Face à cette vague qui monte, ce n’est pas un discours alarmiste ou stigmatisant, du genre de celui que tient Manuel Valls, qui servira à grand-chose. Bien sûr, le Premier ministre n’a pas tort de dire que la France risque de payer cher une arrivée du FN au pouvoir. Mais il appartient à une classe politique amplement discréditée et sa parole n’a guère d’impact. De même, il est aussi une figure importante d’un parti dit de gauche qui, au nom d’une fausse option socio-démocrate, ne cesse de se droitiser au grand dam de militants qui ne savent plus à quels saints se vouer. Car si le Front national progresse, ce n’est pas uniquement parce qu’il pique des voix à l’UMP. Les milieux populaires, hier favorables à la gauche – à l’image de ceux du département du Pas-de-Calais -, n’éprouvent plus de réticence à voter pour le Front national.

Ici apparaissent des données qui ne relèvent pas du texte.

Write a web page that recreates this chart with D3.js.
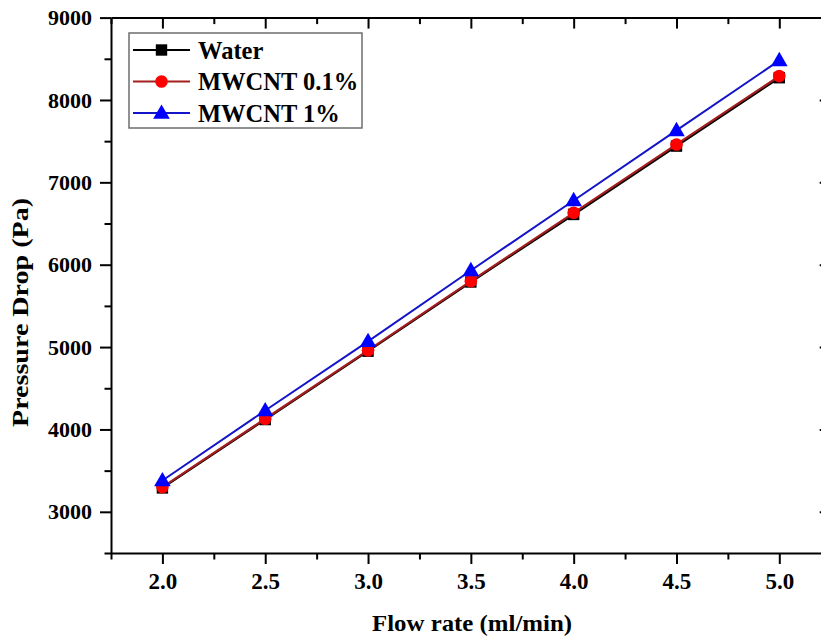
<!DOCTYPE html>
<html>
<head>
<meta charset="utf-8">
<script src="https://cdn.jsdelivr.net/npm/d3@7/dist/d3.min.js"></script>
<style>
  html, body { margin: 0; padding: 0; background: #fff; }
  svg { display: block; font-family: "Liberation Serif", "Times New Roman", serif; font-weight: bold; }
  svg text { font-family: "Liberation Serif", "Times New Roman", serif; font-weight: bold; }
</style>
</head>
<body>
<svg id="chart" width="821" height="638"></svg>
<script>
// Flow rate (ml/min)
const flowRates = [2.0, 2.5, 3.0, 3.5, 4.0, 4.5, 5.0];
// Pressure drop (Pa) per fluid
const water     = [3290, 4120, 4950, 5790, 6610, 7440, 8270];
const mwcnt01   = [3300, 4130, 4960, 5800, 6630, 7460, 8290];
const mwcnt1    = [3380, 4230, 5070, 5930, 6780, 7630, 8480];
const seriesNames = ["Water", "MWCNT 0.1%", "MWCNT 1%"];
const xTicks = [2.0, 2.5, 3.0, 3.5, 4.0, 4.5, 5.0];
const yTicks = [3000, 4000, 5000, 6000, 7000, 8000, 9000];

const series = [
  { name: seriesNames[0], values: water,   line: "#000000", fill: "#000000", marker: "square",   lw: 2.2 },
  { name: seriesNames[1], values: mwcnt01, line: "#a51d1d", fill: "#ff0000", marker: "circle",   lw: 2.2 },
  { name: seriesNames[2], values: mwcnt1,  line: "#1414c8", fill: "#0000ff", marker: "triangle", lw: 2 }
];

const svg = d3.select("#chart");
const plotL = 111, plotR = 830.7, plotT = 17.6, plotB = 553;

const x = d3.scaleLinear().domain([1.75, 5.25]).range([plotL, plotR]);
const y = d3.scaleLinear().domain([2500, 9000]).range([plotB, plotT]);

const xMinor = d3.range(1.75, 5.26, 0.25).filter(v => !xTicks.some(t => Math.abs(t - v) < 1e-6));
const yMinor = d3.range(2500, 9001, 500).filter(v => !yTicks.includes(v));

// Axes: outward ticks at bottom/left, inward mirror ticks on top/right
function styleAxis(g) {
  g.attr("font-family", null).attr("font-size", null);
  g.selectAll("path").attr("stroke", "#000").attr("stroke-width", 2);
  g.selectAll("line").attr("stroke", "#000").attr("stroke-width", 2);
}

const xAxis = svg.append("g").attr("transform", `translate(0,${plotB})`)
  .call(d3.axisBottom(x).tickValues(xTicks).tickFormat(d3.format(".1f")).tickSize(11).tickSizeOuter(0).tickPadding(9));
styleAxis(xAxis);
xAxis.selectAll("text").attr("font-size", 23).attr("fill", "#000");
svg.append("g").attr("transform", `translate(0,${plotB})`)
  .call(d3.axisBottom(x).tickValues(xMinor).tickFormat("").tickSize(6.5).tickSizeOuter(0))
  .call(styleAxis).select("path").remove();

const yAxis = svg.append("g").attr("transform", `translate(${plotL},0)`)
  .call(d3.axisLeft(y).tickValues(yTicks).tickFormat(d3.format("d")).tickSize(11).tickSizeOuter(0).tickPadding(8));
styleAxis(yAxis);
yAxis.selectAll("text").attr("font-size", 22).attr("fill", "#000");
svg.append("g").attr("transform", `translate(${plotL},0)`)
  .call(d3.axisLeft(y).tickValues(yMinor).tickFormat("").tickSize(6.5).tickSizeOuter(0))
  .call(styleAxis).select("path").remove();

// Top mirror axis
const topAx = svg.append("g").attr("transform", `translate(0,${plotT})`)
  .call(d3.axisTop(x).tickValues(xTicks).tickFormat("").tickSize(-11).tickSizeOuter(0));
styleAxis(topAx);
svg.append("g").attr("transform", `translate(0,${plotT})`)
  .call(d3.axisTop(x).tickValues(xMinor).tickFormat("").tickSize(-6.5).tickSizeOuter(0))
  .call(styleAxis).select("path").remove();

// Right mirror axis
const rightAx = svg.append("g").attr("transform", `translate(${plotR},0)`)
  .call(d3.axisRight(y).tickValues(yTicks).tickFormat("").tickSize(-11).tickSizeOuter(0));
styleAxis(rightAx);
svg.append("g").attr("transform", `translate(${plotR},0)`)
  .call(d3.axisRight(y).tickValues(yMinor).tickFormat("").tickSize(-6.5).tickSizeOuter(0))
  .call(styleAxis).select("path").remove();

// Axis titles
svg.append("text")
  .attr("x", 472).attr("y", 631)
  .attr("text-anchor", "middle").attr("font-size", 24).attr("fill", "#000")
  .attr("textLength", 200).attr("lengthAdjust", "spacingAndGlyphs")
  .text("Flow rate (ml/min)");
svg.append("text")
  .attr("transform", `translate(28,312.5) rotate(-90)`)
  .attr("text-anchor", "middle").attr("font-size", 24).attr("fill", "#000")
  .attr("textLength", 229).attr("lengthAdjust", "spacingAndGlyphs")
  .text("Pressure Drop (Pa)");

// Marker drawing
const symbolFor = {
  square:   d3.symbol().type(d3.symbolSquare).size(130),
  circle:   d3.symbol().type(d3.symbolCircle).size(125),
  triangle: d3.symbol().type(d3.symbolTriangle).size(120)
};

const line = d3.line().x(d => x(d[0])).y(d => y(d[1]));

series.forEach(s => {
  const pts = flowRates.map((f, i) => [f, s.values[i]]);
  const g = svg.append("g");
  g.append("path").datum(pts).attr("d", line)
    .attr("fill", "none").attr("stroke", s.line).attr("stroke-width", s.lw);
  g.selectAll("path.m").data(pts).join("path").attr("class", "m")
    .attr("transform", d => `translate(${x(d[0])},${y(d[1]) + (s.marker === "triangle" ? 1 : 0)})`)
    .attr("d", symbolFor[s.marker])
    .attr("fill", s.fill);
});

// Legend
const legend = svg.append("g");
legend.append("rect").attr("x", 129).attr("y", 33).attr("width", 233).attr("height", 95)
  .attr("fill", "#fff").attr("stroke", "#6e6e6e").attr("stroke-width", 1.5);
const rowY = [50, 81.5, 113];
series.forEach((s, i) => {
  const ry = rowY[i];
  legend.append("line").attr("x1", 133).attr("x2", 190).attr("y1", ry).attr("y2", ry)
    .attr("stroke", s.line).attr("stroke-width", s.lw);
  legend.append("path").attr("transform", `translate(161.5,${ry + (s.marker === "triangle" ? 1 : 0)})`)
    .attr("d", symbolFor[s.marker]).attr("fill", s.fill);
  legend.append("text").attr("x", 198).attr("y", ry).attr("dy", "0.35em")
    .attr("font-size", 24.5).attr("fill", "#000").text(s.name);
});
</script>
</body>
</html>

Par adhésion ou tout simplement par envie d’envoyer un message. En clair, Marine Le Pen risque fort d’être au second tour de la présidentielle de 2017, parce que le gouvernement Valls, sans oublier le président Hollande, vont continuer à parler de réduction des déficits, de compétitivité, de réformes structurelles (ces deux termes signifiant la fin de certains acquis sociaux) et que leurs électeurs vont définitivement comprendre qu’en 2012, ils se sont fait, une fois de plus, rouler dans la farine. 2017, c’est demain et le compte-à-rebours vers la catastrophe annoncée a bel et bien commencé. A suivre…

(*) Le Courrier de l’Atlas, 20 mars 2015.